The above chart is the blog’s simple guide to forecasting China’s auto sales. We know from all the data that most Chinese are far too poor to afford to buy a car out of their income. Average per capita consumer spending in the towns is just $2600/year, after all. While rural incomes are only a third of urban ones.
Thus money spent on cars normally has to come from loans. And cars are quite expensive. So the loans depend on the wealth effect created by China’s property bubble. The chart highlights how it works:
- In 2008, before the crisis, lending averaged Rmb 400bn/month ($65bn) and car sales averaged 560k/month (purple number)
- In 2009, lending doubled to Rmb 800bn/month and car sales to 850k/month (blue)
- Then 2010-12’s red-hot property market meant car sales averaged 1150/month, even with lending lower at Rmb 650bn/month, as players used the windfall house price gains to finance high-value purchases (black)
- But 2013 saw lending’s role return, as loans jumped to Rmb 750bn/month and car sales to 1300/month (green)
So far in 2014, lending has averaged Rmb 950bn and car sales 1500/month (brown).
But Q1 is always somewhat special, as the banks like to lend as much of their quota as early as possible in the year. And in recent weeks, there have been clear signs that they government is turning off the loan tap, with new rules to restrict lending being introduced all the time.
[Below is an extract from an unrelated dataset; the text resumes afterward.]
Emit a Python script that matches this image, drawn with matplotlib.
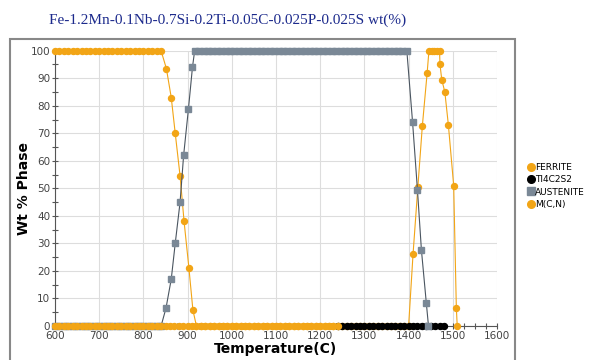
import numpy as np
import matplotlib.pyplot as plt
from matplotlib.patches import Rectangle
from matplotlib.ticker import MultipleLocator

# --- data ---
title = "Fe-1.2Mn-0.1Nb-0.7Si-0.2Ti-0.05C-0.025P-0.025S wt(%)"

ferrite_t = list(range(600, 850, 10)) + [852, 863, 872, 883, 892, 903, 912] \
    + list(range(920, 1410, 10)) + [1410, 1421, 1431, 1442, 1446, 1452, 1458, 1464, 1470,
                                    1471, 1475, 1482, 1490, 1502, 1508, 1510]
ferrite_v = [100] * 25 + [93.5, 83, 70, 54.5, 38, 21, 5.8] \
    + [0] * 49 + [26, 50.6, 72.5, 92, 100, 100, 100, 100, 100,
                  95, 89.5, 85, 73, 51, 6.7, 0]

ti4c2s2_t = list(range(1240, 1481, 10))
ti4c2s2_v = [0] * len(ti4c2s2_t)

austenite_t = list(range(600, 850, 10)) + [851, 863, 872, 883, 891, 902, 911] \
    + list(range(916, 1401, 10)) + [1409, 1420, 1429, 1440, 1445]
austenite_v = [0] * 25 + [6.4, 17, 30, 45, 62, 79, 94] \
    + [100] * 49 + [74, 49.5, 27.6, 8.5, 0]

mcn_t = list(range(600, 1241, 10))
mcn_v = [0] * len(mcn_t)

orange = "#F2A516"
gray = "#7A8896"

fig = plt.figure(figsize=(5.95, 3.6), dpi=100)
ax = fig.add_axes([55 / 595, 34 / 360, (497 - 55) / 595, (326 - 50.7) / 360])

ax.plot(ferrite_t, ferrite_v, color=orange, lw=0.8, marker="o", ms=4.3,
        mec=orange, clip_on=False, label="FERRITE", zorder=3)
ax.plot(ti4c2s2_t, ti4c2s2_v, color="black", lw=0.8, marker="o", ms=4.3,
        clip_on=False, label="TI4C2S2", zorder=4)
ax.plot(austenite_t, austenite_v, color="#4a5560", lw=0.8, marker="s", ms=4.3,
        mfc=gray, mec=gray, clip_on=False, label="AUSTENITE", zorder=5)
ax.plot(mcn_t, mcn_v, color=orange, lw=0.8, marker="o", ms=4.3,
        mec=orange, clip_on=False, label="M(C,N)", zorder=6)

ax.set_xlim(600, 1600)
ax.set_ylim(0, 100)
ax.xaxis.set_major_locator(MultipleLocator(100))
ax.xaxis.set_minor_locator(MultipleLocator(25))
ax.yaxis.set_major_locator(MultipleLocator(10))
ax.yaxis.set_minor_locator(MultipleLocator(5))
ax.grid(True, which="major", color="#dddddd", lw=0.8)
ax.set_axisbelow(True)
for s in ["top", "right"]:
    ax.spines[s].set_visible(False)
for s in ["left", "bottom"]:
    ax.spines[s].set_color("#555555")
ax.tick_params(which="major", direction="inout", length=5, width=0.8,
               colors="#555555", labelsize=7.5, labelcolor="#444444", pad=1)
ax.tick_params(which="minor", direction="inout", length=4, width=0.8, colors="#555555")

ax.set_xlabel("Temperature(C)", fontsize=10, fontweight="bold", labelpad=1)
ax.set_ylabel("Wt % Phase", fontsize=10, fontweight="bold", labelpad=0)

fig.text(228 / 595, 1 - 20 / 360, title, ha="center", va="center",
         family="Liberation Serif", fontsize=11, color="#1c2a8c")

# gray frame around plot area
fig.patches.append(Rectangle((10 / 595, -0.05), (515 - 10) / 595, 0.05 + (360 - 39) / 360,
                             transform=fig.transFigure, fill=False,
                             edgecolor="#888888", lw=1.5))

handles = [
    plt.Line2D([], [], ls="", marker="o", ms=5.5, color=orange),
    plt.Line2D([], [], ls="", marker="o", ms=5.5, color="black"),
    plt.Line2D([], [], ls="", marker="s", ms=5.5, color=gray),
    plt.Line2D([], [], ls="", marker="o", ms=5.5, color=orange),
]
fig.legend(handles, ["FERRITE", "TI4C2S2", "AUSTENITE", "M(C,N)"],
           loc="center left", bbox_to_anchor=(524 / 595, 1 - 186 / 360),
           frameon=False, fontsize=6.5, handlelength=0.6, handletextpad=0.15,
           labelspacing=0.35, borderpad=0)

fig.savefig("out.png", dpi=100)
Of course, the government may change its mind and allow lending to jump again. This is what most analysts still expect. But this would make solving China’s debt burden even worse, and it would also increase pollution in the major cities to even more dangerous levels.
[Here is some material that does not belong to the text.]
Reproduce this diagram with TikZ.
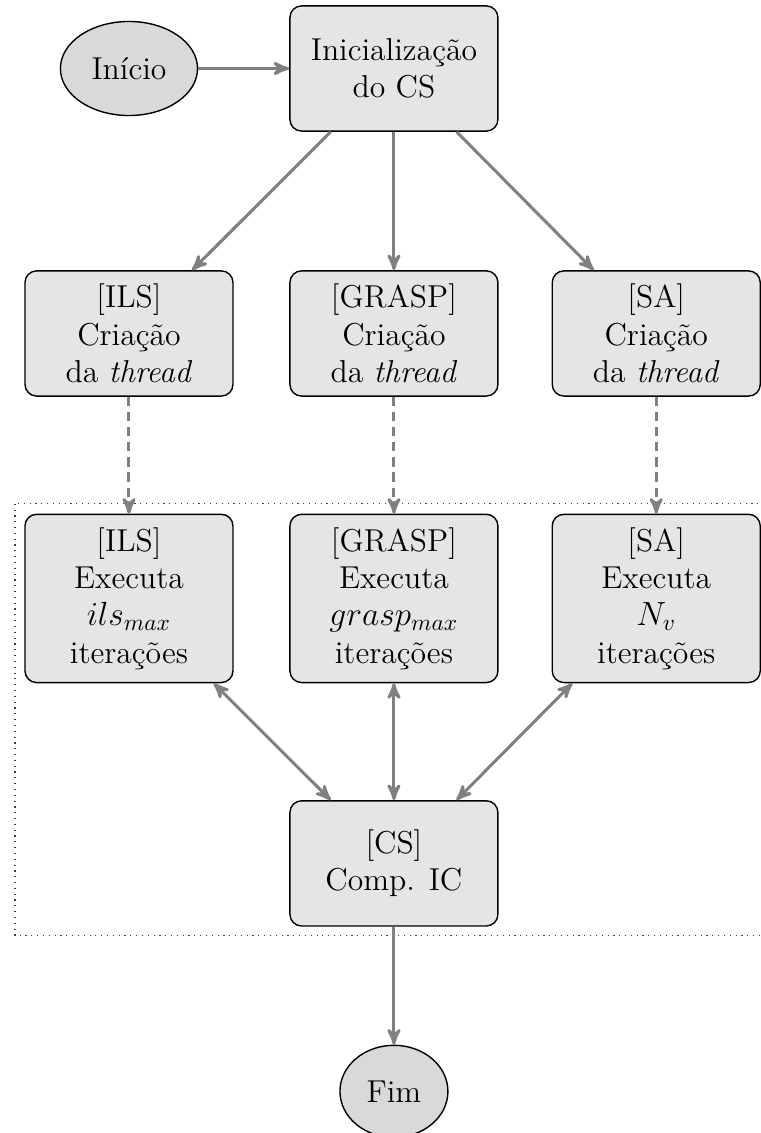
\documentclass[tikz,border=0pt]{standalone}
\usepackage{fontspec}
\usepackage{amsmath}
\usetikzlibrary{arrows, shapes, positioning}

\begin{document}
\begin{tikzpicture}[->,>=stealth',auto,
      every node/.style={font=\fontsize{13.6}{16}\selectfont},
      box/.style={rectangle, draw, fill=gray!20, rounded corners=5pt,
         align=center, minimum width=3.14cm, minimum height=1.89cm,
         inner sep=3pt, line width=0.6pt},
      runbox/.style={box, minimum height=2.54cm},
      term/.style={ellipse, draw, fill=gray!30, line width=0.6pt}]
             \useasboundingbox (-1.947,1.034) rectangle (9.54,-16.07);

             % zona paralela
             \draw [-, dotted, line width=0.5pt, black!75] (-1.72,-6.57) rectangle (12,-13.09);

             \node [term, minimum width=2.07cm, minimum height=1.42cm] at (0,0) (inicio) {Início};
             \node [box] at (4,0) (init) {Inicialização\\do CS};

             \node [box] at (0,-4) (ils) {[ILS]\\Criação\\da \textit{thread}};
             \node [box] at (4,-4) (grasp) {[GRASP]\\Criação\\da \textit{thread}};
             \node [box] at (7.96,-4) (sa) {[SA]\\Criação\\da \textit{thread}};

             \node [runbox] at (0,-8) (ilsrun) {[ILS]\\Executa\\$ils_{max}$\\iterações};
             \node [runbox] at (4,-8) (grasprun) {[GRASP]\\Executa\\$grasp_{max}$\\iterações};
             \node [runbox] at (7.96,-8) (sarun) {[SA]\\Executa\\$N_v$\\iterações};

             \node [box] at (4,-12) (cs) {[CS]\\Comp. IC};
             \node [term, minimum width=1.63cm, minimum height=1.39cm, below=1.78cm of cs] (fim) {Fim};

             \tikzstyle{line} = [draw, gray, line width=1.3pt]
             \draw [line] (inicio) -- (init);
             \draw [line] (init) -- (ils);
             \draw [line] (init) -- (grasp);
             \draw [line] (init) -- (sa);

             \draw [line, dash pattern=on 4pt off 2.5pt] (ils) -- (ilsrun);
             \draw [line, dash pattern=on 4pt off 2.5pt] (grasp) -- (grasprun);
             \draw [line, dash pattern=on 4pt off 2.5pt] (sa) -- (sarun);

             \draw [line, <->] (ilsrun) -- (cs);
             \draw [line, <->] (grasprun) -- (cs);
             \draw [line, <->] (sarun) -- (cs);

             \draw [line] (cs) -- (fim);
\end{tikzpicture}
\end{document}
And lets not forget that President Xi opened November’s economic policy conference, the 3rd Plenum, by announcing:
“The good meat is all gone; all that is left are hard bones to chew”
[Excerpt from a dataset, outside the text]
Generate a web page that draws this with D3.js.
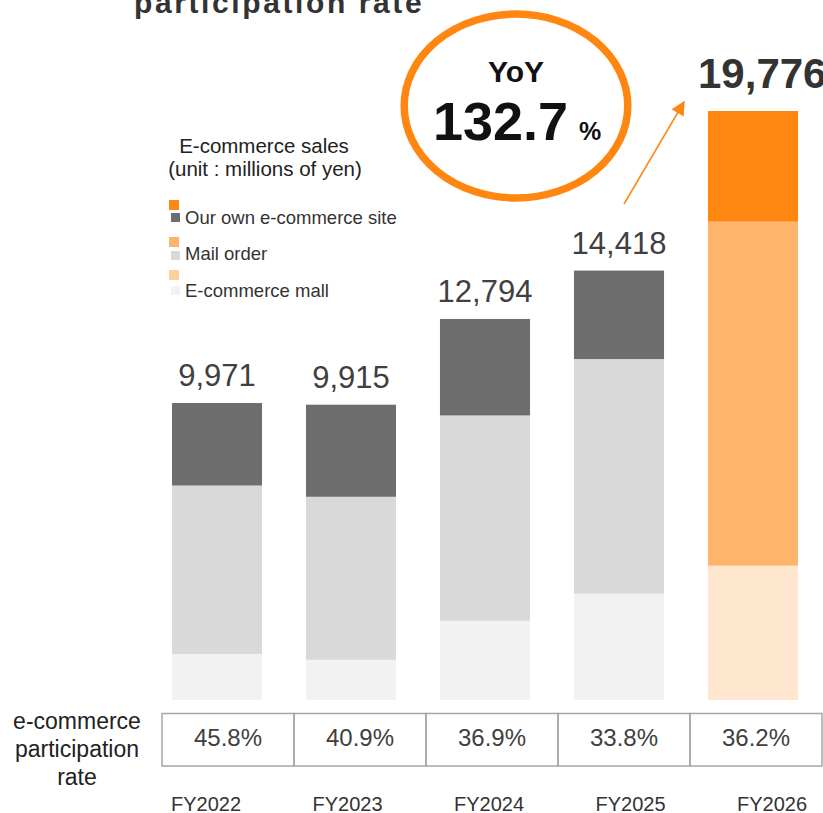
<!DOCTYPE html>
<html>
<head>
<meta charset="utf-8">
<script src="https://cdn.jsdelivr.net/npm/d3@7"></script>
<style>
  body { margin: 0; background: #fff; }
  svg { display: block; font-family: "Liberation Sans", Arial, sans-serif; }
</style>
</head>
<body>
<svg id="chart" width="823" height="813"></svg>
<script>
// chart values
const years = ["FY2022", "FY2023", "FY2024", "FY2025", "FY2026"];
const totals = [9971, 9915, 12794, 14418, 19776];
const ownSite = [2770, 3092, 3240, 2970, 3717];
const mailOrder = [5655, 5473, 6895, 7878, 11550];
const ecMall = [1546, 1350, 2659, 3570, 4509];
const rates = ["45.8%", "40.9%", "36.9%", "33.8%", "36.2%"];
const legendLabels = ["Our own e-commerce site", "Mail order", "E-commerce mall"];
const yoyText = "132.7";

const svg = d3.select("#chart");

const grayColors = { own: "#6d6d6d", mail: "#d9d9d9", mall: "#f2f2f2" };
const orangeColors = { own: "#ff8611", mail: "#ffb46c", mall: "#ffe6cf" };

// rows for the stack
const rows = years.map((y, i) => ({
  year: y, own: ownSite[i], mail: mailOrder[i], mall: ecMall[i], total: totals[i]
}));
const keys = ["mall", "mail", "own"];
const series = d3.stack().keys(keys)(rows);

const x = d3.scaleBand()
  .domain(years)
  .range([150, 820])
  .paddingInner(0.328)
  .paddingOuter(0.164);

const y = d3.scaleLinear()
  .domain([0, 19776])
  .range([700, 111]);

// bars
svg.append("g")
  .selectAll("g")
  .data(series)
  .join("g")
  .selectAll("rect")
  .data(s => s.map(d => ({ key: s.key, d: d })))
  .join("rect")
  .attr("x", p => x(p.d.data.year))
  .attr("y", p => y(p.d[1]))
  .attr("width", x.bandwidth())
  .attr("height", p => y(p.d[0]) - y(p.d[1]))
  .attr("fill", p => p.d.data.year === "FY2026" ? orangeColors[p.key] : grayColors[p.key]);

// totals above bars
svg.append("g")
  .selectAll("text")
  .data(rows)
  .join("text")
  .attr("x", d => d.year === "FY2026" ? 698 : x(d.year) + x.bandwidth() / 2)
  .attr("y", d => d.year === "FY2026" ? 88 : y(d.total) - 17)
  .attr("text-anchor", d => d.year === "FY2026" ? "start" : "middle")
  .attr("font-size", d => d.year === "FY2026" ? 42 : 31)
  .attr("font-weight", d => d.year === "FY2026" ? "bold" : "normal")
  .attr("fill", d => d.year === "FY2026" ? "#333" : "#404040")
  .text(d => d3.format(",")(d.total));

// title (cut off at the top)
svg.append("text")
  .attr("x", 134).attr("y", 13)
  .attr("font-size", 30).attr("font-weight", "bold")
  .attr("letter-spacing", 2.6)
  .attr("fill", "#333")
  .text("participation rate");

// legend
const legend = svg.append("g");
legend.append("text").attr("x", 264).attr("y", 153)
  .attr("text-anchor", "middle").attr("font-size", 20.5).attr("fill", "#222")
  .text("E-commerce sales");
legend.append("text").attr("x", 265).attr("y", 176)
  .attr("text-anchor", "middle").attr("font-size", 20.5).attr("fill", "#222")
  .text("(unit : millions of yen)");

const legOrange = ["#ff8611", "#ffb46c", "#ffcf9e"];
const legGray = [grayColors.own, grayColors.mail, grayColors.mall];
const legTop = [200, 237, 270];
const legItems = legend.selectAll("g")
  .data(legendLabels)
  .join("g")
  .attr("transform", (d, i) => `translate(0,${legTop[i]})`);
legItems.append("rect")
  .attr("x", 169).attr("y", 0).attr("width", 10).attr("height", 10)
  .attr("fill", (d, i) => legOrange[i]);
legItems.append("rect")
  .attr("x", 171).attr("y", (d, i) => i === 0 ? 13 : 14 + (i === 2 ? 2 : 0))
  .attr("width", 9).attr("height", 9)
  .attr("fill", (d, i) => legGray[i]);
legItems.append("text")
  .attr("x", 185).attr("y", (d, i) => i === 2 ? 27 : 24 - (i === 1 ? 1 : 0))
  .attr("font-size", 18.5).attr("fill", "#333")
  .text(d => d);

// YoY ellipse
svg.append("ellipse")
  .attr("cx", 516).attr("cy", 106)
  .attr("rx", 111.8).attr("ry", 92)
  .attr("fill", "none").attr("stroke", "#ff8611").attr("stroke-width", 7.5);
svg.append("text").attr("x", 516).attr("y", 82)
  .attr("text-anchor", "middle").attr("font-size", 30).attr("font-weight", "bold")
  .attr("fill", "#111").text("YoY");
svg.append("text").attr("x", 433).attr("y", 140)
  .attr("font-size", 54).attr("font-weight", "bold")
  .attr("fill", "#111").text(yoyText);
svg.append("text").attr("x", 579).attr("y", 140)
  .attr("font-size", 25).attr("font-weight", "bold")
  .attr("fill", "#111").text("%");

// arrow
svg.append("defs").append("marker")
  .attr("id", "head")
  .attr("viewBox", "0 0 10 10")
  .attr("refX", 9).attr("refY", 5)
  .attr("markerWidth", 16).attr("markerHeight", 14)
  .attr("markerUnits", "userSpaceOnUse")
  .attr("orient", "auto")
  .append("path").attr("d", "M0,0L10,5L0,10Z").attr("fill", "#ff8611");
svg.append("line")
  .attr("x1", 624).attr("y1", 204).attr("x2", 684).attr("y2", 102)
  .attr("stroke", "#ff8611").attr("stroke-width", 1.5)
  .attr("marker-end", "url(#head)");

// rate table
const tx = d3.scaleBand().domain(years).range([162, 822]);
const table = svg.append("g");
table.selectAll("rect")
  .data(years)
  .join("rect")
  .attr("x", d => tx(d)).attr("y", 713.5)
  .attr("width", tx.bandwidth()).attr("height", 52.5)
  .attr("fill", "none").attr("stroke", "#a6a6a6").attr("stroke-width", 1.5);
table.selectAll("text")
  .data(rates)
  .join("text")
  .attr("x", (d, i) => tx(years[i]) + tx.bandwidth() / 2)
  .attr("y", 746)
  .attr("text-anchor", "middle").attr("font-size", 24).attr("fill", "#404040")
  .text(d => d);

svg.append("g")
  .selectAll("text")
  .data(["e-commerce", "participation", "rate"])
  .join("text")
  .attr("x", 77)
  .attr("y", (d, i) => 729 + i * 28)
  .attr("text-anchor", "middle").attr("font-size", 23).attr("fill", "#222")
  .text(d => d);

// year labels
const fx = d3.scalePoint().domain(years).range([206, 772]);
svg.append("g")
  .selectAll("text")
  .data(years)
  .join("text")
  .attr("x", d => fx(d)).attr("y", 811)
  .attr("text-anchor", "middle").attr("font-size", 20).attr("fill", "#333")
  .text(d => d);
</script>
</body>
</html>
These do not sound like the words of a man who intends to maintain ‘business as usual’ in terms of China’s economic policy. The bad loan ratio of China’s banks is already rising, as the squeeze continues on the property sector.
Equally important is that sentiment is turning against property developers in financial markets – the junk bond market is now effectively closed to them, and shadow banking rates have reached 10% – 12%.
A prudent Base Case Scenario for the rest of the year would therefore be:
- Once the government has the shadow banking sector under control, it will no doubt feel confident enough to cut official lending quite sharply
- This could be as early as H2, given that the leadership needs to resolve its problem before 2017, before its reappointment is due in March 2018.
We could therefore start to see China’s car sales fall quite sharply later in the year, as the lending and housing bubbles start to be burst.